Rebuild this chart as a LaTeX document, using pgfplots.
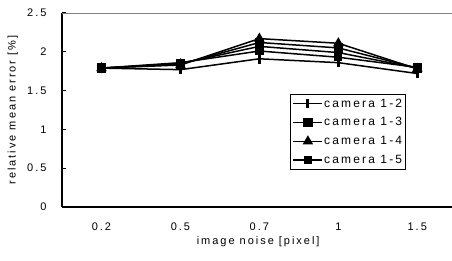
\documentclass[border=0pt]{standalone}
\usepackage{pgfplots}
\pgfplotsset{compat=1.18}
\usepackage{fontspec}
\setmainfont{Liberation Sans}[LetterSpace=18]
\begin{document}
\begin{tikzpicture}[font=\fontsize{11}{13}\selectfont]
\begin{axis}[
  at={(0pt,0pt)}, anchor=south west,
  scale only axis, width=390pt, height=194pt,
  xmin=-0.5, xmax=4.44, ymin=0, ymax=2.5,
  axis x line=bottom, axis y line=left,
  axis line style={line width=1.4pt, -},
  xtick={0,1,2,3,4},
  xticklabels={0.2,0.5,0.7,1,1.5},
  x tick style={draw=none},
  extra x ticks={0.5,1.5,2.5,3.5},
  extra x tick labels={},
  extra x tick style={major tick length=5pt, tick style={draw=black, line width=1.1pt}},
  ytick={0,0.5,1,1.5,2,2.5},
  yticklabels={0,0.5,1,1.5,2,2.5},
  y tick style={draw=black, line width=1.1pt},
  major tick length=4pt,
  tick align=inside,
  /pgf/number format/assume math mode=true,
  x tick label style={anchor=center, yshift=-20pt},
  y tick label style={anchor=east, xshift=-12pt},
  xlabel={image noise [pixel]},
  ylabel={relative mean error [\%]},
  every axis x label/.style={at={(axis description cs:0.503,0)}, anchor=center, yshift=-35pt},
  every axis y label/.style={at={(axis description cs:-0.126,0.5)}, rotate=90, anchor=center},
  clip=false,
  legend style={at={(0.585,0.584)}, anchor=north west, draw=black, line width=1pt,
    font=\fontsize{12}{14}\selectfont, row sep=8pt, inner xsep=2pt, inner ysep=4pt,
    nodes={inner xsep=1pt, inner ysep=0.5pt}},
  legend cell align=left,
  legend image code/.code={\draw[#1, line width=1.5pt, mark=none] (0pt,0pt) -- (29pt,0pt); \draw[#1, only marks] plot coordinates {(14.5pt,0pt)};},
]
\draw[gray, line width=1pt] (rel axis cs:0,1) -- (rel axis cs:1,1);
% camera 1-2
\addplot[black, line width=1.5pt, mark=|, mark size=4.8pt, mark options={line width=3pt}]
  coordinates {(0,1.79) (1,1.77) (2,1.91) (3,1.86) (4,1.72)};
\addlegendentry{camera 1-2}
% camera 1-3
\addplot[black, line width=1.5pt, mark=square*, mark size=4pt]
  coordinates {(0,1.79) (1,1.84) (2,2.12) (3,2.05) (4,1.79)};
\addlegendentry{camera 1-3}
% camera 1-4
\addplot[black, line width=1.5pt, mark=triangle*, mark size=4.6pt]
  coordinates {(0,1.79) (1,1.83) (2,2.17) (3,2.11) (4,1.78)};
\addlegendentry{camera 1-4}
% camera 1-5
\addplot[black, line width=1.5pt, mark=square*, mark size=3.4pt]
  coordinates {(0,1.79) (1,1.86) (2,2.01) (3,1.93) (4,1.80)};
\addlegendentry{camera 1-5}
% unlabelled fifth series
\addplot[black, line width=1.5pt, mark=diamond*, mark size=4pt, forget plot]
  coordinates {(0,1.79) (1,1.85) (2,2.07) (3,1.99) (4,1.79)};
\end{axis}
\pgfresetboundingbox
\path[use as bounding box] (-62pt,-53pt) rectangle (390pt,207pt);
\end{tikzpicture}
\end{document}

________________

> [Problem details]
Using the data above, print every line exactly, omitting pictures.

> [Full answer]
Rebuild this chart as a LaTeX document, using pgfplots.
\documentclass[border=0pt]{standalone}
\usepackage{pgfplots}
\pgfplotsset{compat=1.18}
\usepackage{fontspec}
\setmainfont{Liberation Sans}[LetterSpace=18]
\begin{document}
\begin{tikzpicture}[font=\fontsize{11}{13}\selectfont]
\begin{axis}[
  at={(0pt,0pt)}, anchor=south west,
  scale only axis, width=390pt, height=194pt,
  xmin=-0.5, xmax=4.44, ymin=0, ymax=2.5,
  axis x line=bottom, axis y line=left,
  axis line style={line width=1.4pt, -},
  xtick={0,1,2,3,4},
  xticklabels={0.2,0.5,0.7,1,1.5},
  x tick style={draw=none},
  extra x ticks={0.5,1.5,2.5,3.5},
  extra x tick labels={},
  extra x tick style={major tick length=5pt, tick style={draw=black, line width=1.1pt}},
  ytick={0,0.5,1,1.5,2,2.5},
  yticklabels={0,0.5,1,1.5,2,2.5},
  y tick style={draw=black, line width=1.1pt},
  major tick length=4pt,
  tick align=inside,
  /pgf/number format/assume math mode=true,
  x tick label style={anchor=center, yshift=-20pt},
  y tick label style={anchor=east, xshift=-12pt},
  xlabel={image noise [pixel]},
  ylabel={relative mean error [\%]},
  every axis x label/.style={at={(axis description cs:0.503,0)}, anchor=center, yshift=-35pt},
  every axis y label/.style={at={(axis description cs:-0.126,0.5)}, rotate=90, anchor=center},
  clip=false,
  legend style={at={(0.585,0.584)}, anchor=north west, draw=black, line width=1pt,
    font=\fontsize{12}{14}\selectfont, row sep=8pt, inner xsep=2pt, inner ysep=4pt,
    nodes={inner xsep=1pt, inner ysep=0.5pt}},
  legend cell align=left,
  legend image code/.code={\draw[#1, line width=1.5pt, mark=none] (0pt,0pt) -- (29pt,0pt); \draw[#1, only marks] plot coordinates {(14.5pt,0pt)};},
]
\draw[gray, line width=1pt] (rel axis cs:0,1) -- (rel axis cs:1,1);
% camera 1-2
\addplot[black, line width=1.5pt, mark=|, mark size=4.8pt, mark options={line width=3pt}]
  coordinates {(0,1.79) (1,1.77) (2,1.91) (3,1.86) (4,1.72)};
\addlegendentry{camera 1-2}
% camera 1-3
\addplot[black, line width=1.5pt, mark=square*, mark size=4pt]
  coordinates {(0,1.79) (1,1.84) (2,2.12) (3,2.05) (4,1.79)};
\addlegendentry{camera 1-3}
% camera 1-4
\addplot[black, line width=1.5pt, mark=triangle*, mark size=4.6pt]
  coordinates {(0,1.79) (1,1.83) (2,2.17) (3,2.11) (4,1.78)};
\addlegendentry{camera 1-4}
% camera 1-5
\addplot[black, line width=1.5pt, mark=square*, mark size=3.4pt]
  coordinates {(0,1.79) (1,1.86) (2,2.01) (3,1.93) (4,1.80)};
\addlegendentry{camera 1-5}
% unlabelled fifth series
\addplot[black, line width=1.5pt, mark=diamond*, mark size=4pt, forget plot]
  coordinates {(0,1.79) (1,1.85) (2,2.07) (3,1.99) (4,1.79)};
\end{axis}
\pgfresetboundingbox
\path[use as bounding box] (-62pt,-53pt) rectangle (390pt,207pt);
\end{tikzpicture}
\end{document}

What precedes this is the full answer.